+++ Data segment

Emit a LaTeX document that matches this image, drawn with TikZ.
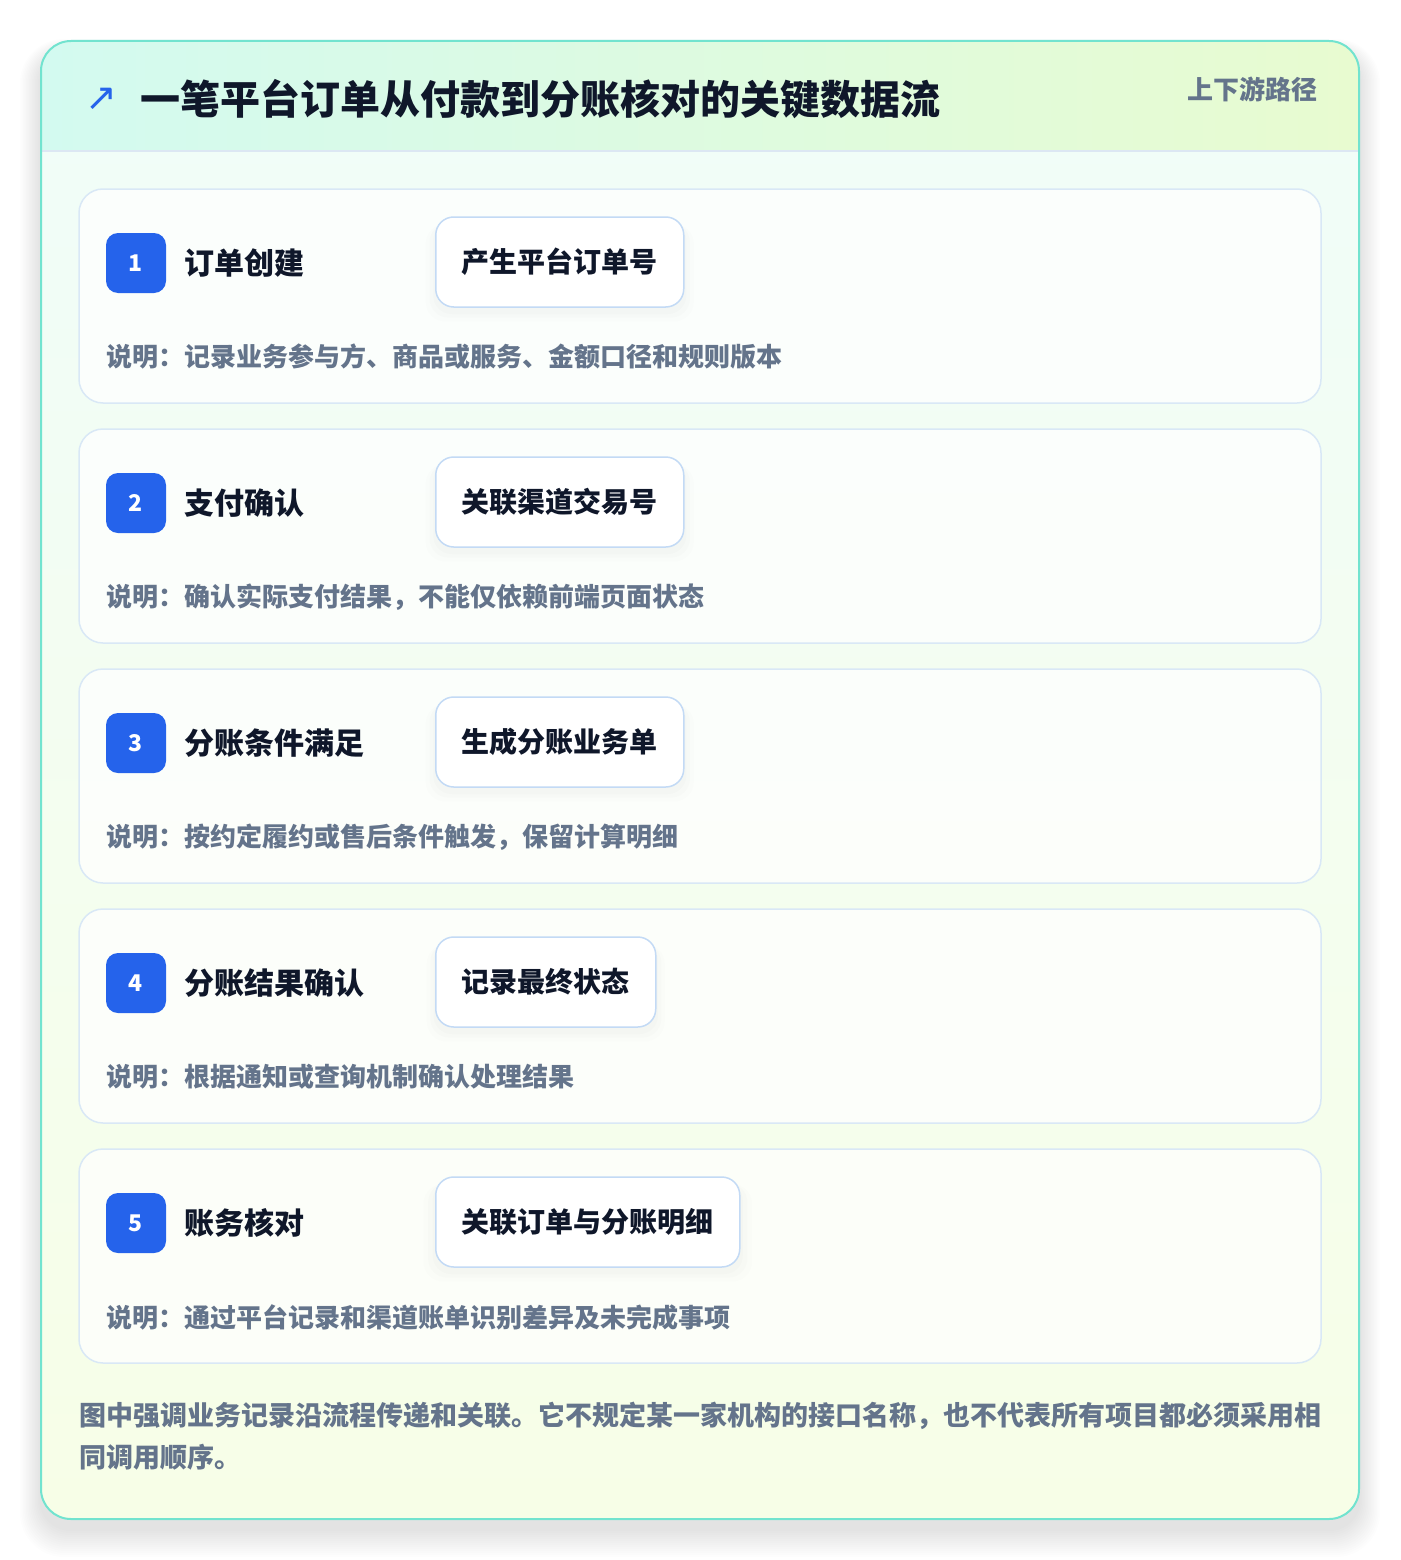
\documentclass[tikz,border=0pt]{standalone}
\usepackage{fontspec}
\usepackage{xcolor}
\usepackage{tikz}
\usetikzlibrary{positioning,shadows}
\newfontfamily\cjk{Noto Sans CJK SC}
\newfontfamily\symfont{DejaVu Sans}

\definecolor{frameteal}{HTML}{72E3CF}
\definecolor{headleft}{HTML}{D3FAF0}
\definecolor{headright}{HTML}{E8FBD0}
\definecolor{bodytop}{HTML}{F0FDF9}
\definecolor{bodybottom}{HTML}{F7FEE7}
\definecolor{lineblue}{HTML}{DCE7F3}
\definecolor{cardline}{HTML}{D9E8F6}
\definecolor{tagline}{HTML}{C3DAF5}
\definecolor{badgeblue}{HTML}{2563EB}
\definecolor{inkdark}{HTML}{0F172A}
\definecolor{inkgray}{HTML}{64748B}

\tikzset{
  stepcard/.style={draw=cardline, line width=1.5pt, fill=white, fill opacity=0.75, rounded corners=24pt},
  badge/.style={rectangle, fill=badgeblue, rounded corners=12pt, minimum size=60pt, inner sep=0pt,
    text=white, font=\cjk\bfseries\fontsize{23}{26}\selectfont},
  steptitle/.style={anchor=west, text=inkdark, inner sep=0pt, font=\cjk\bfseries\fontsize{30}{36}\selectfont},
  tagbox/.style={anchor=west, draw=tagline, line width=1.5pt, fill=white, rounded corners=18pt,
    minimum height=90pt, inner xsep=26pt, text=inkdark, font=\cjk\bfseries\fontsize{28}{34}\selectfont,
    drop shadow={shadow xshift=0pt, shadow yshift=-10pt, opacity=0.015, shadow scale=1.08},
    drop shadow={shadow xshift=0pt, shadow yshift=-8pt, opacity=0.02, shadow scale=1.05},
    drop shadow={shadow xshift=0pt, shadow yshift=-6pt, opacity=0.025, shadow scale=1.02}},
  steptext/.style={anchor=west, text=inkgray, inner sep=0pt, font=\cjk\bfseries\fontsize{26}{30}\selectfont},
}

\begin{document}
\begin{tikzpicture}[x=1pt, y=-1pt]
  \useasboundingbox (0,0) rectangle (1400,1560);
  % soft shadow under the outer card
  \foreach \s in {1,...,14}
    \fill[black, opacity=0.007, rounded corners=30pt+\s pt] (41-\s*1.5,41+12-\s) rectangle (1359+\s*1.5,1519+10+\s*2);
  % outer card body
  \path[rounded corners=30pt, top color=bodytop, bottom color=bodybottom] (41,41) rectangle (1359,1519);
  % header band, clipped to the card
  \begin{scope}
    \clip[rounded corners=30pt] (41,41) rectangle (1359,1519);
    \path[left color=headleft, right color=headright] (41,41) rectangle (1359,151);
    \draw[lineblue, line width=1.5pt] (41,151) -- (1359,151);
  \end{scope}
  \draw[frameteal, line width=2pt, rounded corners=30pt] (41,41) rectangle (1359,1519);
  % header texts
  \node[text=badgeblue, inner sep=0pt, font=\symfont\fontsize{38}{42}\selectfont] (icon) at (101,99) {↗};
  \node[anchor=west, text=inkdark, inner sep=0pt, font=\cjk\bfseries\fontsize{40}{46}\selectfont] (title) at (140,99) {一笔平台订单从付款到分账核对的关键数据流};
  \node[anchor=east, text=inkgray, inner sep=0pt, font=\cjk\bfseries\fontsize{26}{30}\selectfont] (path) at (1318,89) {上下游路径};
  % the five steps
  \foreach \i/\name/\tag/\desc in {
      1/订单创建/产生平台订单号/记录业务参与方、商品或服务、金额口径和规则版本,
      2/支付确认/关联渠道交易号/确认实际支付结果，不能仅依赖前端页面状态,
      3/分账条件满足/生成分账业务单/按约定履约或售后条件触发，保留计算明细,
      4/分账结果确认/记录最终状态/根据通知或查询机制确认处理结果,
      5/账务核对/关联订单与分账明细/通过平台记录和渠道账单识别差异及未完成事项} {
    \pgfmathsetmacro{\top}{189+240*(\i-1)}
    \draw[stepcard] (79,\top) rectangle (1321,\top+214);
    \node[badge] (badge\i) at (136,\top+74) {\i};
    \node[steptitle] (name\i) at (184,\top+74) {\name};
    \node[tagbox] (tag\i) at (435,\top+73) {\tag};
    \node[steptext] (desc\i) at (106,\top+168) {说明：\desc};
  }
  % closing remark
  \node[anchor=north west, text=inkgray, inner sep=0pt, align=left,
    font=\cjk\bfseries\fontsize{27}{42}\selectfont] (remark) at (79,1402)
    {图中强调业务记录沿流程传递和关联。它不规定某一家机构的接口名称，也不代表所有项目都必须采用相\\同调用顺序。};
\end{tikzpicture}
\end{document}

++++++

Exercise instructions
Copy out the data above exactly, except the pictures.

Final result
Emit a LaTeX document that matches this image, drawn with TikZ.
\documentclass[tikz,border=0pt]{standalone}
\usepackage{fontspec}
\usepackage{xcolor}
\usepackage{tikz}
\usetikzlibrary{positioning,shadows}
\newfontfamily\cjk{Noto Sans CJK SC}
\newfontfamily\symfont{DejaVu Sans}

\definecolor{frameteal}{HTML}{72E3CF}
\definecolor{headleft}{HTML}{D3FAF0}
\definecolor{headright}{HTML}{E8FBD0}
\definecolor{bodytop}{HTML}{F0FDF9}
\definecolor{bodybottom}{HTML}{F7FEE7}
\definecolor{lineblue}{HTML}{DCE7F3}
\definecolor{cardline}{HTML}{D9E8F6}
\definecolor{tagline}{HTML}{C3DAF5}
\definecolor{badgeblue}{HTML}{2563EB}
\definecolor{inkdark}{HTML}{0F172A}
\definecolor{inkgray}{HTML}{64748B}

\tikzset{
  stepcard/.style={draw=cardline, line width=1.5pt, fill=white, fill opacity=0.75, rounded corners=24pt},
  badge/.style={rectangle, fill=badgeblue, rounded corners=12pt, minimum size=60pt, inner sep=0pt,
    text=white, font=\cjk\bfseries\fontsize{23}{26}\selectfont},
  steptitle/.style={anchor=west, text=inkdark, inner sep=0pt, font=\cjk\bfseries\fontsize{30}{36}\selectfont},
  tagbox/.style={anchor=west, draw=tagline, line width=1.5pt, fill=white, rounded corners=18pt,
    minimum height=90pt, inner xsep=26pt, text=inkdark, font=\cjk\bfseries\fontsize{28}{34}\selectfont,
    drop shadow={shadow xshift=0pt, shadow yshift=-10pt, opacity=0.015, shadow scale=1.08},
    drop shadow={shadow xshift=0pt, shadow yshift=-8pt, opacity=0.02, shadow scale=1.05},
    drop shadow={shadow xshift=0pt, shadow yshift=-6pt, opacity=0.025, shadow scale=1.02}},
  steptext/.style={anchor=west, text=inkgray, inner sep=0pt, font=\cjk\bfseries\fontsize{26}{30}\selectfont},
}

\begin{document}
\begin{tikzpicture}[x=1pt, y=-1pt]
  \useasboundingbox (0,0) rectangle (1400,1560);
  % soft shadow under the outer card
  \foreach \s in {1,...,14}
    \fill[black, opacity=0.007, rounded corners=30pt+\s pt] (41-\s*1.5,41+12-\s) rectangle (1359+\s*1.5,1519+10+\s*2);
  % outer card body
  \path[rounded corners=30pt, top color=bodytop, bottom color=bodybottom] (41,41) rectangle (1359,1519);
  % header band, clipped to the card
  \begin{scope}
    \clip[rounded corners=30pt] (41,41) rectangle (1359,1519);
    \path[left color=headleft, right color=headright] (41,41) rectangle (1359,151);
    \draw[lineblue, line width=1.5pt] (41,151) -- (1359,151);
  \end{scope}
  \draw[frameteal, line width=2pt, rounded corners=30pt] (41,41) rectangle (1359,1519);
  % header texts
  \node[text=badgeblue, inner sep=0pt, font=\symfont\fontsize{38}{42}\selectfont] (icon) at (101,99) {↗};
  \node[anchor=west, text=inkdark, inner sep=0pt, font=\cjk\bfseries\fontsize{40}{46}\selectfont] (title) at (140,99) {一笔平台订单从付款到分账核对的关键数据流};
  \node[anchor=east, text=inkgray, inner sep=0pt, font=\cjk\bfseries\fontsize{26}{30}\selectfont] (path) at (1318,89) {上下游路径};
  % the five steps
  \foreach \i/\name/\tag/\desc in {
      1/订单创建/产生平台订单号/记录业务参与方、商品或服务、金额口径和规则版本,
      2/支付确认/关联渠道交易号/确认实际支付结果，不能仅依赖前端页面状态,
      3/分账条件满足/生成分账业务单/按约定履约或售后条件触发，保留计算明细,
      4/分账结果确认/记录最终状态/根据通知或查询机制确认处理结果,
      5/账务核对/关联订单与分账明细/通过平台记录和渠道账单识别差异及未完成事项} {
    \pgfmathsetmacro{\top}{189+240*(\i-1)}
    \draw[stepcard] (79,\top) rectangle (1321,\top+214);
    \node[badge] (badge\i) at (136,\top+74) {\i};
    \node[steptitle] (name\i) at (184,\top+74) {\name};
    \node[tagbox] (tag\i) at (435,\top+73) {\tag};
    \node[steptext] (desc\i) at (106,\top+168) {说明：\desc};
  }
  % closing remark
  \node[anchor=north west, text=inkgray, inner sep=0pt, align=left,
    font=\cjk\bfseries\fontsize{27}{42}\selectfont] (remark) at (79,1402)
    {图中强调业务记录沿流程传递和关联。它不规定某一家机构的接口名称，也不代表所有项目都必须采用相\\同调用顺序。};
\end{tikzpicture}
\end{document}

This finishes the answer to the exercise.